Dataset excerpt:
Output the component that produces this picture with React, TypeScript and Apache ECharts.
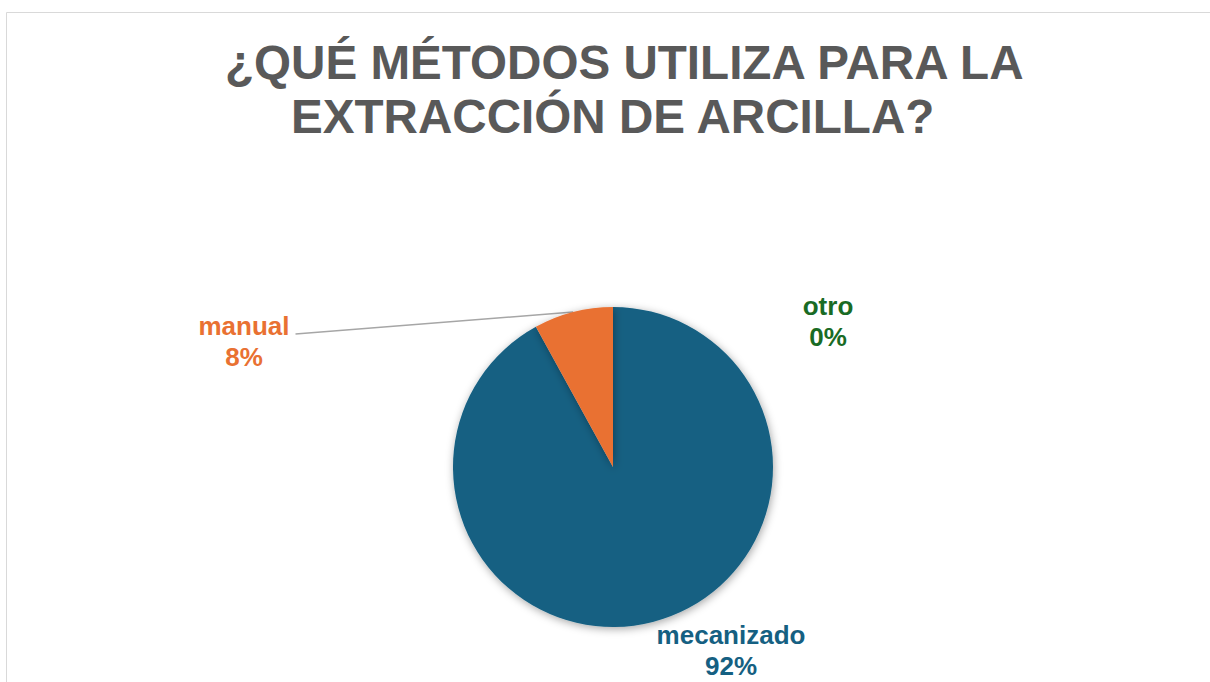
import React, { useEffect, useRef } from "react";
import * as echarts from "echarts";

const titleLines = ["¿QUÉ MÉTODOS UTILIZA PARA LA", "EXTRACCIÓN DE ARCILLA?"];
const categories = ["mecanizado", "manual", "otro"];
const values = [92, 8, 0];
const colors = ["#156082", "#E97132", "#196B24"];
const labelSpots = [
  [731, 650],
  [244, 341],
  [828, 321],
];

export default function App() {
  const ref = useRef<HTMLDivElement>(null);
  useEffect(() => {
    const chart = echarts.init(ref.current!, null, { renderer: "svg" });
    const font = "'Liberation Sans', Arial, sans-serif";
    chart.setOption({
      animation: false,
      backgroundColor: "#ffffff",
      title: [
        {
          text: titleLines[0],
          left: 220,
          top: 30,
          textStyle: { fontFamily: font, fontWeight: "bold", fontSize: 47.6, color: "#595959", lineHeight: 54 },
        },
        {
          text: titleLines[1],
          left: 286,
          top: 84,
          textStyle: { fontFamily: font, fontWeight: "bold", fontSize: 47.6, color: "#595959", lineHeight: 54 },
        },
      ],
      graphic: [
        {
          type: "rect",
          shape: { x: 6.5, y: 12.5, width: 1230, height: 700 },
          style: { fill: "none", stroke: "#d9d9d9", lineWidth: 1 },
          silent: true,
        },
      ],
      series: [
        {
          type: "pie",
          center: [613, 467],
          radius: 160,
          startAngle: 90,
          clockwise: true,
          avoidLabelOverlap: false,
          stillShowZeroSum: true,
          itemStyle: { shadowBlur: 8, shadowColor: "rgba(0,0,0,0.35)", shadowOffsetX: 1, shadowOffsetY: 2 },
          label: {
            show: true,
            position: "outside",
            formatter: (p: any) => `${p.name}\n${Math.round(p.percent)}%`,
            fontFamily: font,
            fontWeight: "bold",
            fontSize: 26,
            lineHeight: 31,
          },
          labelLine: { show: true, length: 10, length2: 0, lineStyle: { color: "#a6a6a6", width: 1.5 } },
          labelLayout: (params: any) => {
            const i = params.dataIndex;
            const [x, y] = labelSpots[i];
            const res: any = { x, y, align: "center", verticalAlign: "middle" };
            if (i === 1 && params.labelLinePoints) {
              const w = params.labelRect.width;
              res.labelLinePoints = [params.labelLinePoints[0], [x + w / 2 + 6, y - 7], [x + w / 2 + 6, y - 7]];
            }
            return res;
          },
          data: categories.map((c, i) => ({
            name: c,
            value: values[i],
            itemStyle: { color: colors[i] },
            label: { color: colors[i] },
            labelLine: { show: i === 1 },
          })),
        },
      ],
    });
    return () => chart.dispose();
  }, []);
  return <div ref={ref} style={{ position: "absolute", left: 0, top: 0, width: 1210, height: 682 }} />;
}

Required task: Leave out the pictures and give the listing above again exactly.

Output of the task:
Output the component that produces this picture with React, TypeScript and Apache ECharts.
import React, { useEffect, useRef } from "react";
import * as echarts from "echarts";

const titleLines = ["¿QUÉ MÉTODOS UTILIZA PARA LA", "EXTRACCIÓN DE ARCILLA?"];
const categories = ["mecanizado", "manual", "otro"];
const values = [92, 8, 0];
const colors = ["#156082", "#E97132", "#196B24"];
const labelSpots = [
  [731, 650],
  [244, 341],
  [828, 321],
];

export default function App() {
  const ref = useRef<HTMLDivElement>(null);
  useEffect(() => {
    const chart = echarts.init(ref.current!, null, { renderer: "svg" });
    const font = "'Liberation Sans', Arial, sans-serif";
    chart.setOption({
      animation: false,
      backgroundColor: "#ffffff",
      title: [
        {
          text: titleLines[0],
          left: 220,
          top: 30,
          textStyle: { fontFamily: font, fontWeight: "bold", fontSize: 47.6, color: "#595959", lineHeight: 54 },
        },
        {
          text: titleLines[1],
          left: 286,
          top: 84,
          textStyle: { fontFamily: font, fontWeight: "bold", fontSize: 47.6, color: "#595959", lineHeight: 54 },
        },
      ],
      graphic: [
        {
          type: "rect",
          shape: { x: 6.5, y: 12.5, width: 1230, height: 700 },
          style: { fill: "none", stroke: "#d9d9d9", lineWidth: 1 },
          silent: true,
        },
      ],
      series: [
        {
          type: "pie",
          center: [613, 467],
          radius: 160,
          startAngle: 90,
          clockwise: true,
          avoidLabelOverlap: false,
          stillShowZeroSum: true,
          itemStyle: { shadowBlur: 8, shadowColor: "rgba(0,0,0,0.35)", shadowOffsetX: 1, shadowOffsetY: 2 },
          label: {
            show: true,
            position: "outside",
            formatter: (p: any) => `${p.name}\n${Math.round(p.percent)}%`,
            fontFamily: font,
            fontWeight: "bold",
            fontSize: 26,
            lineHeight: 31,
          },
          labelLine: { show: true, length: 10, length2: 0, lineStyle: { color: "#a6a6a6", width: 1.5 } },
          labelLayout: (params: any) => {
            const i = params.dataIndex;
            const [x, y] = labelSpots[i];
            const res: any = { x, y, align: "center", verticalAlign: "middle" };
            if (i === 1 && params.labelLinePoints) {
              const w = params.labelRect.width;
              res.labelLinePoints = [params.labelLinePoints[0], [x + w / 2 + 6, y - 7], [x + w / 2 + 6, y - 7]];
            }
            return res;
          },
          data: categories.map((c, i) => ({
            name: c,
            value: values[i],
            itemStyle: { color: colors[i] },
            label: { color: colors[i] },
            labelLine: { show: i === 1 },
          })),
        },
      ],
    });
    return () => chart.dispose();
  }, []);
  return <div ref={ref} style={{ position: "absolute", left: 0, top: 0, width: 1210, height: 682 }} />;
}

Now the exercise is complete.